I luv the ironic subheadline: “With economy expected to keep growing…..”
Is that innocent? Or just subliminal messaging?
Oil hits highest levels since recession
Benchmark West Texas Intermediate crude for May delivery settled Friday at $105.40 per barrel on the New York Mercantile Exchange. That was down 20 cents for the day, but oil still gained more than 4 percent this week. On Wednesday it hit $105.75 per barrel, the highest level since September 2008.
Retail gasoline prices have followed oil higher. The national average of $3.561 per gallon is the highest ever for this time of year. Pump prices are already above $4 per gallon in Alaska and Hawaii, and they’re nearly there in California.
Fuel prices are pressing higher despite a comfortable surplus of oil in the United States. The Energy Information Administration said the U.S. has enough oil in inventory to meet demand for 54 days. The surplus was 49 days in the summer of 2008. The U.S. consumes about 19.3 million barrels of petroleum per day.
What’s pushing oil prices higher is concern that global supplies will shrink this year as energy appetites grow around the world. The world is expected to use 88 million barrels of oil per day in 2011, up from 86.7 million in 2010. Meanwhile, uprisings in Libya, Yemen and other countries are threatening exports from a region that supplies 27 percent of the world’s oil. War in Libya has halted most of its 1.5 million barrels of daily exports.
Analyst and trader Stephen Schork estimated that these worries have pushed oil higher by $20 per barrel in recent weeks.
On top of that, Barclays Capital noted that China’s oil demand has jumped 15 percent this year. Analyst Sudakshina Unnikrishnan has raised her forecast for the average price of benchmark oil to $106 per barrel this year from $91.
Meanwhile, major oil producers like Saudi Arabia already have cranked up production to make up for lost Libyan oil. While this increases the flow of oil right now, it also cuts off spare production that could have been tapped later this year to meet increasing world demand. Spare production capacity, which was thought to be around 5 million barrels per day earlier this year, has since dropped to about 3 million barrels, Unnikrishnan said.
Traders are carefully assessing economic strength in the U.S., which consumes about 22 percent of the world’s daily output. High oil prices could hurt growth. Government reports gave a mixed reading this week.
The U.S. said home construction has nearly come to a halt and that companies trimmed orders for long-lasting manufactured goods. But it also said gasoline demand keeps rising despite a 49-cent increase in the price of a gallon of gas since the year began.
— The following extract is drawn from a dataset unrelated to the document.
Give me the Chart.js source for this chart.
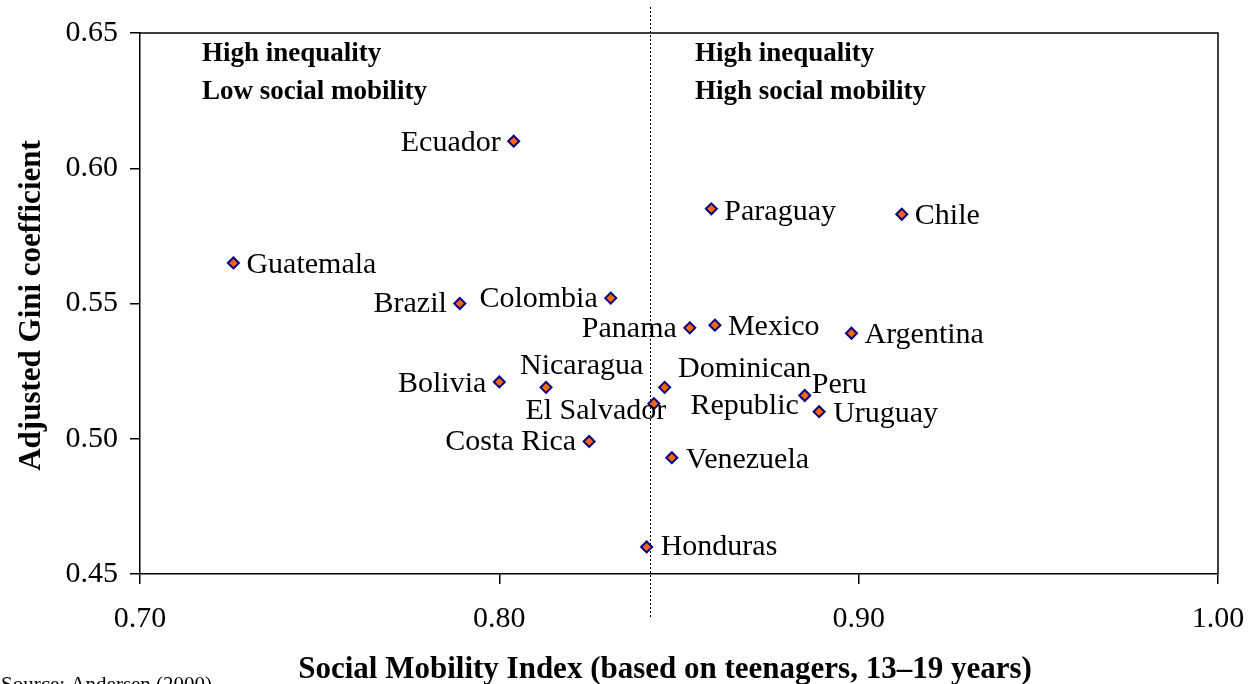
<!DOCTYPE html>
<html>
<head>
<meta charset="utf-8">
<script src="https://cdn.jsdelivr.net/npm/chart.js@4/dist/chart.umd.min.js"></script>
<style>
  html, body { margin: 0; padding: 0; background: #fff; }
  #wrap { width: 1255px; height: 684px; }
</style>
</head>
<body>
<div id="wrap"><canvas id="grafico" width="1255" height="684"></canvas></div>
<script>
// Data
const countries = ["Ecuador", "Paraguay", "Chile", "Guatemala", "Brazil", "Colombia", "Panama", "Mexico",
    "Argentina", "Bolivia", "Nicaragua", "Dominican Republic", "El Salvador", "Peru", "Uruguay",
    "Costa Rica", "Venezuela", "Honduras"];
const mobilityIndex = [0.804, 0.859, 0.912, 0.726, 0.789, 0.831, 0.853, 0.860,
    0.898, 0.800, 0.813, 0.846, 0.843, 0.885, 0.889,
    0.825, 0.848, 0.841];
const giniAdjusted = [0.610, 0.585, 0.583, 0.565, 0.550, 0.552, 0.541, 0.542,
    0.539, 0.521, 0.519, 0.519, 0.513, 0.516, 0.510,
    0.499, 0.493, 0.460];
const xTicks = [0.70, 0.80, 0.90, 1.00];
const yTicks = [0.45, 0.50, 0.55, 0.60, 0.65];
const dividerValue = 0.842;

const serif = '"Liberation Serif", "Times New Roman", serif';
Chart.defaults.font.family = serif;
Chart.defaults.color = "#000";

// where each label sits relative to its marker (pixels)
const labelLayout = {
    "Ecuador": { align: "right", dx: -13, dy: 2 },
    "Paraguay": { align: "left", dx: 13, dy: 3 },
    "Chile": { align: "left", dx: 13, dy: 2 },
    "Guatemala": { align: "left", dx: 13, dy: 2 },
    "Brazil": { align: "right", dx: -13, dy: 1 },
    "Colombia": { align: "right", dx: -13, dy: 1 },
    "Panama": { align: "right", dx: -13, dy: 1 },
    "Mexico": { align: "left", dx: 13, dy: 2 },
    "Argentina": { align: "left", dx: 13, dy: 2 },
    "Bolivia": { align: "right", dx: -13, dy: 2 },
    "Nicaragua": { align: "left", dx: -26, dy: -21 },
    "Dominican Republic": { align: "center", dx: 80, dy: -18, lines: ["Dominican", "Republic"], gap: 37 },
    "El Salvador": { align: "center", dx: -58, dy: 8 },
    "Peru": { align: "left", dx: 7, dy: -10 },
    "Uruguay": { align: "left", dx: 14, dy: 2 },
    "Costa Rica": { align: "right", dx: -13, dy: 1 },
    "Venezuela": { align: "left", dx: 14, dy: 2 },
    "Honduras": { align: "left", dx: 14, dy: 0 }
};

const chartDecor = {
    id: "chartDecor",
    beforeDatasetsDraw(chart) {
        const { ctx, chartArea: a, scales } = chart;
        ctx.save();
        // top and right frame
        ctx.strokeStyle = "#000";
        ctx.lineWidth = 1.5;
        ctx.beginPath();
        ctx.moveTo(a.left, a.top);
        ctx.lineTo(a.right, a.top);
        ctx.lineTo(a.right, a.bottom);
        ctx.stroke();
        // dotted divider
        const xd = Math.round(scales.x.getPixelForValue(dividerValue)) + 0.5;
        ctx.lineWidth = 1;
        ctx.setLineDash([2, 2]);
        ctx.beginPath();
        ctx.moveTo(xd, a.top - 26);
        ctx.lineTo(xd, a.bottom + 43);
        ctx.stroke();
        ctx.restore();
    },
    afterDatasetsDraw(chart) {
        const { ctx, chartArea: a } = chart;
        const meta = chart.getDatasetMeta(0);
        ctx.save();
        ctx.fillStyle = "#000";
        ctx.textBaseline = "middle";
        ctx.font = "30px " + serif;
        meta.data.forEach(function (pt, i) {
            const name = countries[i];
            const lay = labelLayout[name] || { align: "left", dx: 13, dy: 0 };
            ctx.textAlign = lay.align;
            const lines = lay.lines || [name];
            lines.forEach(function (txt, k) {
                ctx.fillText(txt, pt.x + lay.dx, pt.y + lay.dy + k * (lay.gap || 0));
            });
        });

        // quadrant notes
        ctx.font = "bold 27px " + serif;
        ctx.textAlign = "left";
        ctx.fillText("High inequality", a.left + 62, a.top + 21);
        ctx.fillText("Low social mobility", a.left + 62, a.top + 59);
        ctx.fillText("High inequality", a.left + 555, a.top + 21);
        ctx.fillText("High social mobility", a.left + 555, a.top + 59);

        // axis titles
        ctx.font = "bold 31px " + serif;
        ctx.textAlign = "center";
        ctx.fillText("Social Mobility Index (based on teenagers, 13\u201319 years)", 665, 670);
        ctx.save();
        ctx.translate(32, (a.top + a.bottom) / 2 + 2);
        ctx.rotate(-Math.PI / 2);
        ctx.fillText("Adjusted Gini coefficient", 0, 0);
        ctx.restore();

        // source note
        ctx.font = "21px " + serif;
        ctx.textAlign = "left";
        ctx.textBaseline = "alphabetic";
        ctx.fillText("Source: Andersen (2000)", 1, 691);
        ctx.restore();
    }
};

document.addEventListener("DOMContentLoaded", function () {
    const ctx = document.getElementById("grafico");

    new Chart(ctx, {
        type: "scatter",
        data: {
            datasets: [{
                label: "Countries",
                data: countries.map(function (c, i) { return { x: mobilityIndex[i], y: giniAdjusted[i] }; }),
                pointStyle: "rectRot",
                pointRadius: 5.5,
                pointHoverRadius: 5.5,
                backgroundColor: "#ff6600",
                borderColor: "#000080",
                borderWidth: 2
            }]
        },
        options: {
            responsive: false,
            animation: false,
            events: [],
            layout: { padding: { top: 33, right: 37, bottom: 0, left: 0 } },
            scales: {
                x: {
                    type: "linear",
                    min: 0.70,
                    max: 1.00,
                    afterFit: function (s) {
                        s.height = 110;
                        s.paddingLeft = 0;
                        s.paddingRight = 0;
                    },
                    afterBuildTicks: function (s) { s.ticks = xTicks.map(function (v) { return { value: v }; }); },
                    ticks: {
                        font: { size: 30 },
                        padding: 17,
                        callback: function (v) { return Number(v).toFixed(2); }
                    },
                    grid: { drawOnChartArea: false, drawTicks: true, tickLength: 10, color: "#000", lineWidth: 1.5 },
                    border: { display: true, color: "#000", width: 1.5 }
                },
                y: {
                    type: "linear",
                    min: 0.45,
                    max: 0.65,
                    afterFit: function (s) {
                        s.width = 140;
                        s.paddingTop = 0;
                        s.paddingBottom = 0;
                    },
                    afterBuildTicks: function (s) { s.ticks = yTicks.map(function (v) { return { value: v }; }); },
                    ticks: {
                        font: { size: 30 },
                        padding: 12,
                        callback: function (v) { return Number(v).toFixed(2); }
                    },
                    grid: { drawOnChartArea: false, drawTicks: true, tickLength: 10, color: "#000", lineWidth: 1.5 },
                    border: { display: true, color: "#000", width: 1.5 }
                }
            },
            plugins: {
                legend: { display: false },
                title: { display: false },
                tooltip: { enabled: false }
            }
        },
        plugins: [chartDecor]
    });
});
</script>
</body>
</html>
On Friday, the Commerce Department said the economy grew at an annual rate of 3.1 percent from October to December, up from a previous estimate of 2.8 percent. At the same time, some economists have trimmed their estimates for growth in the current quarter, concerned that high gas prices will force consumers to cut spending elsewhere.
“We’re waiting to see the economic recovery put down roots,” Cameron Hanover analyst Peter Beutel said. “But you can find something bullish and bearish just about everywhere you look.”
Prices fell early Friday as traders waited to see if Portugal, whose government has resigned amid a financial crisis, would need a bail out from stronger European countries. Last year, concern about a European Union bail out Greece knocked oil prices down almost $20 per barrel. But the Portugal crisis is overshadowed by the situation in the Middle East.
The U.S. dollar also gained against foreign currencies. Oil is priced in the U.S. currency, So a decline makes oil more expensive for investors holding foreign currency.
PFGBest analyst Phil Flynn added that news of a suspected breach on the damaged Fukushima Dai-ichi power plant in Japan also weighed on oil prices. An escalation of the nuclear crisis could slow down the country’s efforts to rebuild after the March 11 earthquake and tsunami, he said.
“People are asking how bad this really is,” Flynn said.